GOAL –
Please list all lines of the material below in which the string "this" occurs.

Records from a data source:
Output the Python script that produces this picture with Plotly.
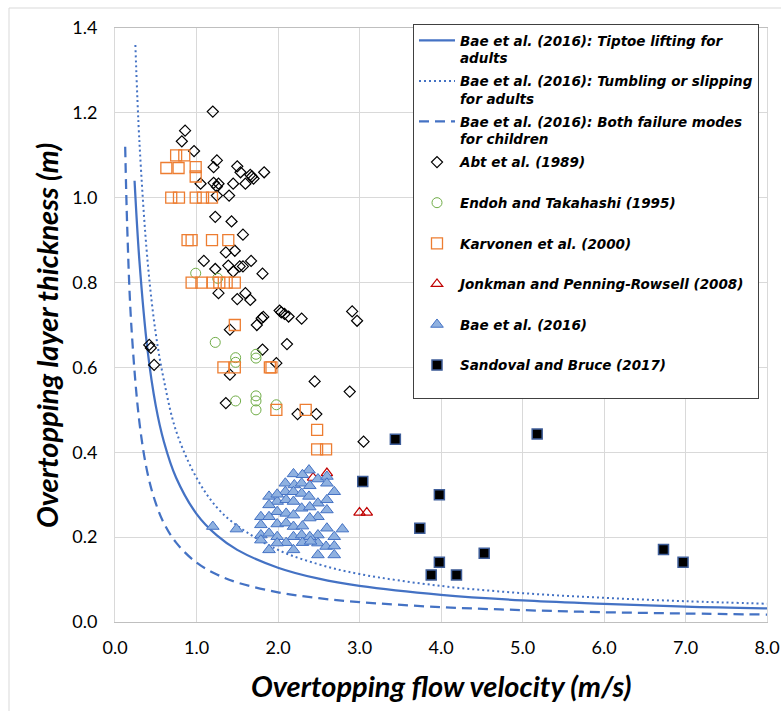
import plotly.graph_objects as go

# ---------------- data ----------------
solid_v = [0.24, 0.3, 0.4, 0.5, 0.6, 0.75, 1.0, 1.25, 1.5, 2.0, 2.5, 3.0, 4.0, 5.0, 6.0, 7.0, 8.0]
solid_h = [1.04, 0.85, 0.64, 0.51, 0.425, 0.34, 0.255, 0.204, 0.17, 0.128, 0.102, 0.085, 0.064, 0.051, 0.043, 0.036, 0.032]

dotted_v = [0.25, 0.3, 0.4, 0.5, 0.6, 0.75, 1.0, 1.25, 1.5, 2.0, 2.5, 3.0, 4.0, 5.0, 6.0, 7.0, 8.0]
dotted_h = [1.36, 1.13, 0.85, 0.68, 0.57, 0.45, 0.34, 0.27, 0.227, 0.17, 0.136, 0.113, 0.085, 0.068, 0.057, 0.049, 0.043]

dashed_v = [0.125, 0.15, 0.2, 0.3, 0.4, 0.5, 0.6, 0.75, 1.0, 1.25, 1.5, 2.0, 2.5, 3.0, 4.0, 5.0, 6.0, 7.0, 8.0]
dashed_h = [1.12, 0.93, 0.70, 0.47, 0.35, 0.28, 0.233, 0.187, 0.14, 0.112, 0.093, 0.07, 0.056, 0.047, 0.035, 0.028, 0.023, 0.020, 0.0175]

abt_v = [1.2, 0.86, 0.82, 0.97, 1.25, 1.21, 1.5, 1.54, 1.66, 1.68, 1.7, 1.83, 1.05, 1.21, 1.27, 1.25,
         1.45, 1.6, 1.25, 1.4, 1.23, 1.43, 1.57, 1.36, 1.47, 1.09, 1.67, 1.81, 1.53, 1.57, 1.45, 1.6,
         1.5, 1.66, 1.74, 1.8, 1.82, 2.02, 2.04, 2.08, 2.13, 2.29, 2.91, 2.97, 1.23, 1.39, 1.27, 1.41,
         1.81, 2.11, 1.41, 1.98, 2.45, 2.88, 1.36, 2.24, 2.47, 3.05, 0.42, 0.44, 0.48]
abt_h = [1.203, 1.158, 1.133, 1.11, 1.088, 1.072, 1.074, 1.06, 1.054, 1.05, 1.045, 1.06, 1.033, 1.035, 1.033, 1.026,
         1.033, 1.033, 1.005, 1.005, 0.955, 0.944, 0.913, 0.871, 0.875, 0.851, 0.851, 0.821, 0.838, 0.838, 0.826, 0.775,
         0.761, 0.759, 0.70, 0.716, 0.719, 0.734, 0.73, 0.726, 0.72, 0.715, 0.732, 0.71, 0.832, 0.84, 0.775, 0.689,
         0.642, 0.655, 0.583, 0.61, 0.567, 0.543, 0.516, 0.49, 0.49, 0.425, 0.653, 0.646, 0.606]

endoh_v = [0.99, 1.26, 1.23, 1.48, 1.48, 1.73, 1.73, 1.48, 1.73, 1.73, 1.73, 1.98]
endoh_h = [0.822, 0.81, 0.659, 0.623, 0.612, 0.631, 0.622, 0.521, 0.533, 0.521, 0.50, 0.512]

karv_v = [0.75, 0.85, 0.63, 0.78, 0.99, 0.99, 0.69, 0.785, 0.99, 1.08, 1.19, 0.89, 0.94, 1.19, 1.39,
          0.94, 1.06, 1.2, 1.28, 1.37, 1.47, 1.47, 1.33, 1.47, 1.9, 1.92, 1.98, 2.34, 2.48, 2.48, 2.59]
karv_h = [1.10, 1.10, 1.07, 1.07, 1.072, 1.05, 1.0, 1.0, 1.0, 1.0, 1.0, 0.90, 0.90, 0.90, 0.90,
          0.80, 0.80, 0.80, 0.80, 0.80, 0.80, 0.70, 0.60, 0.60, 0.60, 0.60, 0.50, 0.50, 0.453, 0.407, 0.407]

jonk_v = [2.6, 2.43, 3.0, 3.09]
jonk_h = [0.351, 0.34, 0.258, 0.258]

bae_v = [1.2, 1.49, 2.38, 2.19, 2.3, 2.49, 2.6, 2.09, 2.2, 2.29, 2.39, 2.6, 2.69, 2.09, 2.19, 2.29,
         2.38, 1.89, 1.99, 2.1, 2.19, 2.49, 2.6, 1.89, 2.29, 2.39, 2.6, 1.99, 2.1, 1.79, 1.89, 2.19,
         2.49, 2.39, 1.79, 1.99, 2.1, 2.19, 2.3, 2.6, 2.79, 1.79, 1.89, 1.99, 2.19, 2.29, 2.49, 2.39,
         2.69, 1.79, 1.89, 2.1, 2.19, 2.3, 2.49, 2.59, 2.69, 2.49, 2.69, 1.99, 2.4, 1.99]
bae_h = [0.225, 0.219, 0.358, 0.349, 0.347, 0.337, 0.343, 0.327, 0.323, 0.327, 0.321, 0.327, 0.307, 0.307, 0.307, 0.303,
         0.296, 0.296, 0.284, 0.288, 0.284, 0.28, 0.288, 0.276, 0.268, 0.271, 0.264, 0.26, 0.256, 0.248, 0.248, 0.252,
         0.248, 0.245, 0.229, 0.231, 0.233, 0.225, 0.226, 0.221, 0.219, 0.205, 0.209, 0.201, 0.201, 0.205, 0.205, 0.201,
         0.201, 0.193, 0.17, 0.187, 0.17, 0.187, 0.186, 0.178, 0.179, 0.158, 0.158, 0.186, 0.19, 0.301]

sand_v = [3.44, 5.18, 3.04, 3.98, 3.74, 4.53, 3.98, 3.88, 4.19, 6.73, 6.97]
sand_h = [0.431, 0.443, 0.331, 0.30, 0.221, 0.162, 0.141, 0.111, 0.111, 0.171, 0.141]

x_ticks = [0, 1, 2, 3, 4, 5, 6, 7, 8]
x_ticklabels = ["0.0", "1.0", "2.0", "3.0", "4.0", "5.0", "6.0", "7.0", "8.0"]
y_ticks = [0, 0.2, 0.4, 0.6, 0.8, 1.0, 1.2, 1.4]
y_ticklabels = ["0.0", "0.2", "0.4", "0.6", "0.8", "1.0", "1.2", "1.4"]

names = [
    "Bae et al. (2016): Tiptoe lifting for<br>adults",
    "Bae et al. (2016): Tumbling or slipping<br>for adults",
    "Bae et al. (2016): Both failure modes<br>for children",
    "Abt et al. (1989)<br> ",
    "Endoh and Takahashi (1995)<br> ",
    "Karvonen et al. (2000)<br> ",
    "Jonkman and Penning-Rowsell (2008)<br> ",
    "Bae et al. (2016)<br> ",
    "Sandoval and Bruce (2017)<br> ",
]

BLUE = "#4472C4"

fig = go.Figure()
fig.add_trace(go.Scatter(x=solid_v, y=solid_h, mode="lines", name=names[0], legendgroup="g0",
                         line=dict(color=BLUE, width=2.25, shape="spline")))
fig.add_trace(go.Scatter(x=dotted_v, y=dotted_h, mode="lines", name=names[1], legendgroup="g1",
                         line=dict(color=BLUE, width=2, dash="2px,3px", shape="spline")))
fig.add_trace(go.Scatter(x=dashed_v, y=dashed_h, mode="lines", name=names[2], legendgroup="g2",
                         line=dict(color=BLUE, width=2.25, dash="10px,6px", shape="spline")))
fig.add_trace(go.Scatter(x=abt_v, y=abt_h, mode="markers", name=names[3], legendgroup="g3",
                         marker=dict(symbol="diamond-open", size=8.5, color="black", line=dict(width=1.2))))
fig.add_trace(go.Scatter(x=endoh_v, y=endoh_h, mode="markers", name=names[4], legendgroup="g4",
                         marker=dict(symbol="circle-open", size=10, color="#70AD47", line=dict(width=1))))
fig.add_trace(go.Scatter(x=karv_v, y=karv_h, mode="markers", name=names[5], legendgroup="g5",
                         marker=dict(symbol="square-open", size=11, color="#ED7D31", line=dict(width=1.3))))
fig.add_trace(go.Scatter(x=jonk_v, y=jonk_h, mode="markers", name=names[6], legendgroup="g6",
                         marker=dict(symbol="triangle-up-open", size=10, color="#C00000", line=dict(width=1.2))))
fig.add_trace(go.Scatter(x=bae_v, y=bae_h, mode="markers", name=names[7], legendgroup="g7",
                         marker=dict(symbol="triangle-up", size=11, color="#8FB1E0",
                                     line=dict(color=BLUE, width=1))))
fig.add_trace(go.Scatter(x=sand_v, y=sand_h, mode="markers", name=names[8], legendgroup="g8",
                         marker=dict(symbol="square", size=10, color="black",
                                     line=dict(color="#3F5E99", width=1.5))))

PL, PR, PT, PB = 115, 767, 28, 622
W, H = 781, 711
pw, ph = PR - PL, PB - PT

def px_x(x):
    return (x - PL) / pw

def px_y(y):
    return (PB - y) / ph

fig.update_layout(
    width=W, height=H,
    margin=dict(l=PL, r=W - PR, t=PT, b=H - PB, autoexpand=False),
    paper_bgcolor="white", plot_bgcolor="white",
    font=dict(family="Lato", color="black"),
    showlegend=True,
    legend=dict(
        x=px_x(413), y=px_y(24), xanchor="left", yanchor="top",
        bgcolor="white", bordercolor="#404040", borderwidth=1,
        font=dict(family="DejaVu Sans", size=13.5, color="black", weight="bold", style="italic"),
        valign="top", itemwidth=36, tracegroupgap=2.5, traceorder="grouped",
    ),
    xaxis=dict(range=[0, 8], tickvals=x_ticks, ticktext=x_ticklabels,
               showgrid=True, gridcolor="#D9D9D9", gridwidth=1,
               showline=True, linecolor="#BFBFBF", linewidth=1, mirror=True,
               zeroline=False, ticks="", ticklabelstandoff=9,
               tickfont=dict(family="Lato", size=18, color="black")),
    yaxis=dict(range=[0, 1.4], tickvals=y_ticks, ticktext=y_ticklabels,
               showgrid=True, gridcolor="#D9D9D9", gridwidth=1,
               showline=True, linecolor="#D9D9D9", linewidth=1, mirror=True,
               zeroline=False, ticks="", ticklabelstandoff=13,
               tickfont=dict(family="Lato", size=18, color="black")),
    annotations=[
        dict(text="Overtopping flow velocity (m/s)", xref="paper", yref="paper",
             x=px_x(441), y=px_y(685), xanchor="center", yanchor="middle", showarrow=False,
             font=dict(family="Lato", size=29, color="black", weight="bold", style="italic")),
        dict(text="Overtopping layer thickness (m)", xref="paper", yref="paper",
             x=px_x(46), y=px_y(336), xanchor="center", yanchor="middle", showarrow=False,
             textangle=-90,
             font=dict(family="Lato", size=29, color="black", weight="bold", style="italic")),
    ],
    shapes=[
        dict(type="rect", xref="paper", yref="paper", x0=px_x(9), x1=px_x(790),
             y0=px_y(720), y1=px_y(8), line=dict(color="#D9D9D9", width=1), layer="below"),
    ],
)

try:
    fig.update_layout(legend_maxheight=650)
except Exception:
    pass

fig.write_html("out.html")
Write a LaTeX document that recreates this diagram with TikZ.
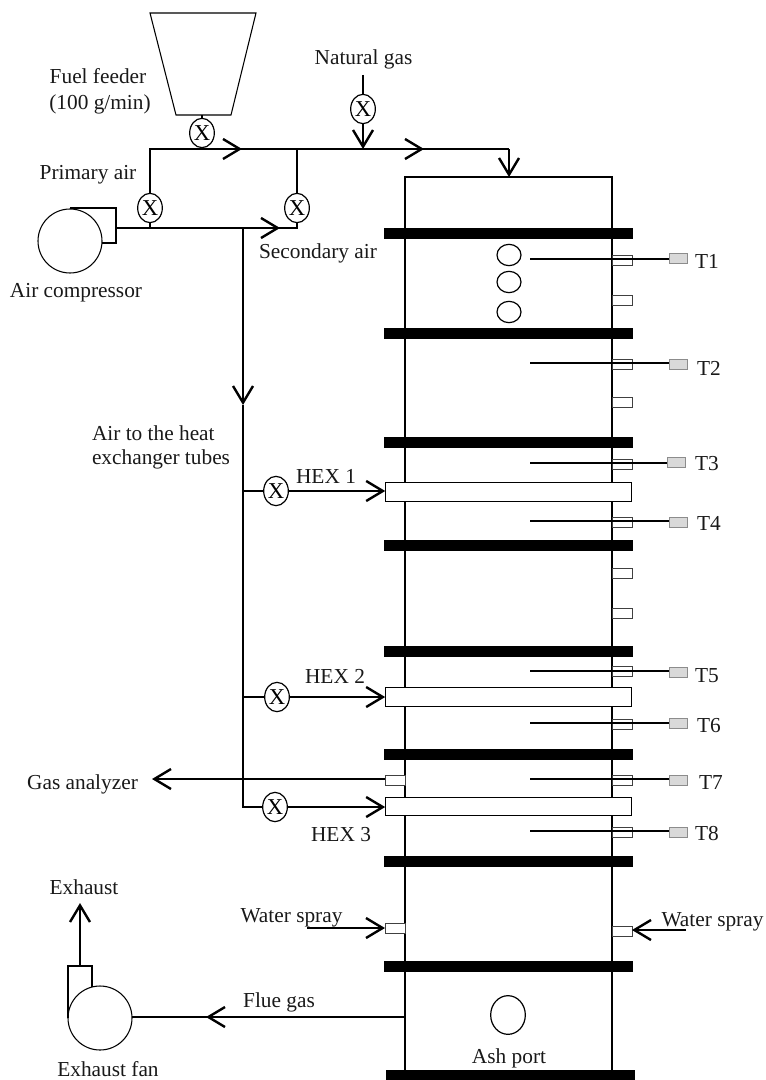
\documentclass[tikz,border=0pt]{standalone}
\usepackage{fontspec}
\setmainfont{Liberation Serif}
\usetikzlibrary{shapes.geometric,arrows.meta}
\tikzset{
  lab/.style={font=\fontsize{16}{18}\selectfont,inner sep=0pt,outer sep=0pt,text=black!90,text height=10.5pt,text depth=0pt},
  thin line/.style={line width=1pt,black},
  thick line/.style={line width=1.5pt,black},
  flow/.style={line width=1.8pt,black,-{Straight Barb[length=12.5pt,width=15pt,line width=1.8pt]}},
  valve/.style={draw,ellipse,line width=.9pt,inner sep=0pt,outer sep=0pt,minimum width=18.5pt,minimum height=22pt,font=\fontsize{17}{18}\selectfont},
  bar/.style={fill=black,draw=none,minimum width=186.75pt,minimum height=8.25pt,inner sep=0pt,outer sep=0pt},
  hex/.style={draw,fill=white,line width=.8pt,minimum width=185pt,minimum height=14pt,inner sep=0pt,outer sep=0pt},
  port/.style={draw=black!75,line width=.7pt,fill=white,minimum width=15pt,minimum height=7.5pt,inner sep=0pt,outer sep=0pt},
  sensor/.style={draw=black!45,line width=.7pt,fill=black!15,minimum width=14pt,minimum height=7.5pt,inner sep=0pt,outer sep=0pt},
  window/.style={draw,ellipse,line width=.9pt,inner sep=0pt,outer sep=0pt,minimum width=18pt,minimum height=16pt},
  machine/.style={draw,circle,line width=.8pt,inner sep=0pt,outer sep=0pt,minimum size=48pt},
}
\begin{document}
\begin{tikzpicture}[x=0.75pt,y=-0.75pt]
\useasboundingbox (0,0) rectangle (765,1080);

% furnace walls
\coordinate (wallTL) at (405,177);
\coordinate (wallTR) at (612,177);
\coordinate (wallBL) at (405,1070);
\coordinate (wallBR) at (612,1070);
\draw[thick line,line width=1.3pt] (wallBL) -- (wallTL) -- (wallTR) -- (wallBR);

% flanges
\foreach \n/\y in {b1/234,b2/333.5,b3/442,b4/545,b5/651,b6/754,b7/861,b8/966}
  \node[bar] (\n) at (508.5,\y) {};
\node[bar] (b9) at (510.5,1075) {};

% side ports (empty)
\foreach \n/\y in {e1/300,e2/402,e3/573,e4/613}
  \node[port] (\n) at (622,\y) {};

% sensors: number / probe y / port y / box x / box y / label x / label y / text
\foreach \n/\y/\py/\sx/\sy/\tx/\ty/\t in {
  1/259/260/678.5/258/707/262/T1,
  2/363/364/678.5/364/709/368/T2,
  3/463/464/676.5/462/707/463/T3,
  4/521/522/678.5/522/709/523/T4,
  5/671/671/678.5/672/707/675/T5,
  6/723/724/678.5/723/709/725/T6,
  7/779/780/678.5/780/711/782/T7,
  8/831/832.5/678.5/832/707/833/T8}{
  \node[port] (p\n) at (622,\py) {};
  \coordinate (tip\n) at (530,\y);
  \node[sensor] (s\n) at (\sx,\sy) {};
  \node[lab] (t\n) at (\tx,\ty) {\t};
  \draw[thin line] (tip\n) -- (s\n.west |- tip\n);
}

% heat exchanger tubes
\node[hex] (h1) at (508.5,492) {};
\node[hex] (h2) at (508.5,697) {};
\node[hex] (h3) at (508.5,806.5) {};

% windows
\node[window] (w1) at (509,255) {};
\node[window] (w2) at (509,282) {};
\node[window] (w3) at (509,312) {};
\node[draw,ellipse,line width=.9pt,inner sep=0pt,outer sep=0pt,minimum width=26pt,minimum height=29pt] (ash) at (508,1015) {};

% hopper
\coordinate (hTL) at (150,13);
\coordinate (hTR) at (256,13);
\coordinate (hBR) at (231,115);
\coordinate (hBL) at (176,115);
\coordinate (hS) at (202,115);
\draw[line width=.8pt] (hTL) -- (hTR) -- (hBR) -- (hBL) -- cycle;

% valves
\node[valve] (vf) at (202,133) {X};
\node[valve] (vn) at (363,109) {X};
\node[valve] (vp) at (150,208) {X};
\node[valve] (vs) at (297,208) {X};
\node[valve] (v1) at (276,491) {X};
\node[valve] (v2) at (277,697) {X};
\node[valve] (v3) at (275,807) {X};

% compressor
\node[machine] (comp) at (70,241) {};
\coordinate (cTop) at (70,208);
\coordinate (cR) at (116,208);
\coordinate (cOut) at (116,228);
\coordinate (cB) at (116,243);
\coordinate (cBin) at (102,243);
\draw[thin line] (cTop) -- (cR) -- (cB) -- (cBin);

% air network
\coordinate (jTL) at (150,149);
\coordinate (jS) at (297,149);
\coordinate (jP) at (150,228);
\coordinate (jB) at (297,228);
\coordinate (jH) at (243,228);
\coordinate (jN) at (363,149);
\coordinate (topEnd) at (509,149);
\coordinate (inlet) at (509,177);
\draw[thick line] (cOut) -- (jB) -- (vs.south);
\draw[thin line] (jP) -- (vp.south);
\draw[thick line] (vp.north) -- (jTL) -- (topEnd);
\draw[thin line] (jS) -- (vs.north);
\draw[thin line] (hS -| vf) -- (vf.north);
\coordinate (vfA) at (186,149);
\coordinate (vfB) at (242,149);
\draw[flow] (vfA) -- (vfB);
\coordinate (bA) at (218,228);
\coordinate (bB) at (280,228);
\draw[flow] (bA) -- (bB);
\coordinate (gA) at (385,149);
\coordinate (gB) at (424,149);
\draw[flow] (gA) -- (gB);
\draw[flow] (topEnd) -- (inlet);
% natural gas
\coordinate (ngTop) at (363,75);
\draw[thick line] (ngTop) -- (vn.north);
\draw[flow] (vn.south) -- (jN);

% air to HEX
\coordinate (jV) at (243,405);
\coordinate (jVm) at (243,305);
\coordinate (j1) at (243,491);
\coordinate (j2) at (243,697);
\coordinate (j3) at (243,807);
\draw[thin line] (jH) -- (jVm);
\draw[flow] (jVm) -- (jV);
\draw[thick line,line width=1.2pt] (jV) -- (j3) -- (v3.west);
\draw[thick line,line width=1.2pt] (j1) -- (v1.west);
\draw[thick line,line width=1.2pt] (j2) -- (v2.west);
\draw[flow] (v1.east) -- (h1.west |- v1);
\draw[flow] (v2.east) -- (h2.west |- v2);
\draw[flow] (v3.east) -- (h3.west |- v3);

% gas analyzer
\node[port] (ga) at (395,780) {};
\coordinate (gaEnd) at (152,779);
\draw[flow] (ga.west |- gaEnd) -- (gaEnd);

% water spray
\node[port] (wl) at (395,928) {};
\node[port] (wr) at (622,931) {};
\coordinate (wlS) at (307,928);
\coordinate (wrS) at (686,930);
\draw[flow] (wlS) -- (wl.west);
\draw[flow] (wrS) -- (wr.east |- wrS);

% exhaust fan
\node[machine] (fan) at (100,1018) {};
\coordinate (fL) at (68,1018);
\coordinate (fTL) at (68,966);
\coordinate (fTR) at (92,966);
\coordinate (fR) at (92,987);
\coordinate (fOut) at (80,966);
\coordinate (exEnd) at (80,903);
\draw[thin line] (fL) -- (fTL) -- (fTR) -- (fR);
\draw[flow] (fOut) -- (exEnd);
\coordinate (flueW) at (405,1017);
\coordinate (flueM) at (297,1017);
\coordinate (flueH) at (206,1017);
\draw[thin line] (flueW) -- (fan.east |- flueW);
\draw[flow] (flueM) -- (flueH);

% labels
\node[lab] (l1) at (363.5,58) {Natural gas};
\node[lab] (l2) at (98,77) {Fuel feeder};
\node[lab] (l3) at (100,103) {(100 g/min)};
\node[lab] (l4) at (88,173) {Primary air};
\node[lab] (l5) at (76,290) {Air compressor};
\node[lab] (l6) at (318,252) {Secondary air};
\node[lab,anchor=west] (l7) at (92,433) {Air to the heat};
\node[lab,anchor=west] (l8) at (92,457) {exchanger tubes};
\node[lab] (l9) at (326,476) {HEX 1};
\node[lab] (l10) at (335,676) {HEX 2};
\node[lab] (l11) at (341,834) {HEX 3};
\node[lab] (l12) at (82.5,782) {Gas analyzer};
\node[lab] (l13) at (291.5,915) {Water spray};
\node[lab] (l14) at (712.5,919) {Water spray};
\node[lab] (l15) at (84,887) {Exhaust};
\node[lab] (l16) at (279,1000) {Flue gas};
\node[lab] (l17) at (108,1069.5) {Exhaust fan};
\node[lab] (l18) at (509,1056) {Ash port};
\end{tikzpicture}
\end{document}
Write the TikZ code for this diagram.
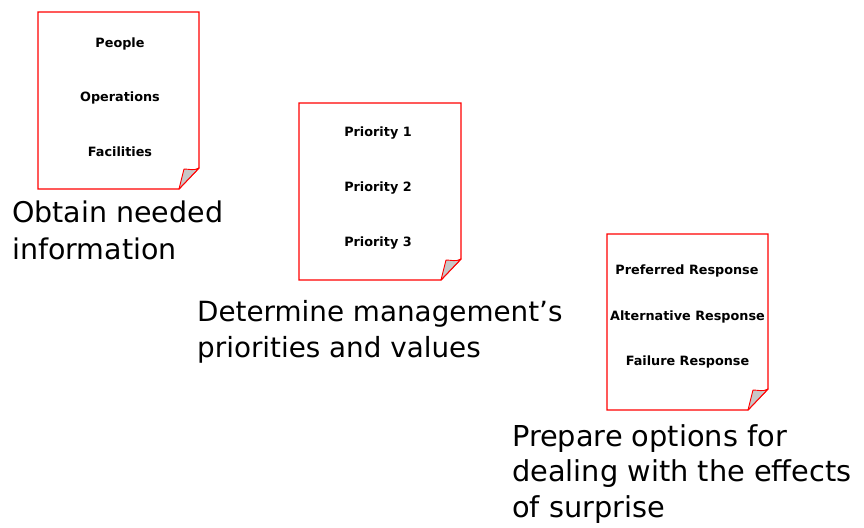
\documentclass[tikz,border=0pt]{standalone}
\usepackage{fontspec}
\setmainfont{DejaVu Sans}
\newcommand\pagesheet[4]{%
  \draw[sheet] (#1,#2) -- (#3,#2) -- (#3,#4-21) -- (#3-20,#4) -- (#1,#4) -- cycle;
  \draw[flap] (#3,#4-21) .. controls (#3-5,#4-18) and (#3-10,#4-20) .. (#3-15,#4-20) -- (#3-20,#4) -- cycle;
}
\begin{document}
\begin{tikzpicture}[x=1pt,y=-1pt,
  sheet/.style={draw=red, line width=1.2pt, fill=white, line join=miter},
  flap/.style={draw=red, line width=0.9pt, fill=black!22, line join=round},
  item/.style={font=\bfseries\fontsize{12.8}{15}\selectfont, inner sep=0},
  caption/.style={font=\fontsize{28.5}{36.5}\selectfont, align=left, anchor=north west, inner sep=0}]
\useasboundingbox (0,0) rectangle (864,527);
\fill[white] (0,0) rectangle (864,527);
% sheet 1
\pagesheet{38}{12}{199}{189}
\node[item] (people) at (120,44) {People};
\node[item] (operations) at (120,98) {Operations};
\node[item] (facilities) at (120,152) {Facilities};
% sheet 2
\pagesheet{299}{103}{461}{280}
\node[item] (p1) at (378,133) {Priority 1};
\node[item] (p2) at (378,188) {Priority 2};
\node[item] (p3) at (378,243) {Priority 3};
% sheet 3
\pagesheet{607}{234}{768}{410}
\node[item] (pref) at (687,271) {Preferred Response};
\node[item] (alt) at (687.5,317) {Alternative Response};
\node[item] (fail) at (687.5,362) {Failure Response};
% captions
\node[caption] (cap1) at (12,201) {Obtain needed\\information};
\node[caption, font=\fontsize{27.8}{36.5}\selectfont] (cap2) at (197,300) {Determine management’s\\priorities and values};
\node[caption, font=\fontsize{28.8}{35.5}\selectfont] (cap3) at (512,424) {Prepare options for\\dealing with the effects\\of surprise};
\end{tikzpicture}
\end{document}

EXERCISE RESULT –
Output the Python script that produces this picture with Plotly.
Write a LaTeX document that recreates this diagram with TikZ.
Write the TikZ code for this diagram.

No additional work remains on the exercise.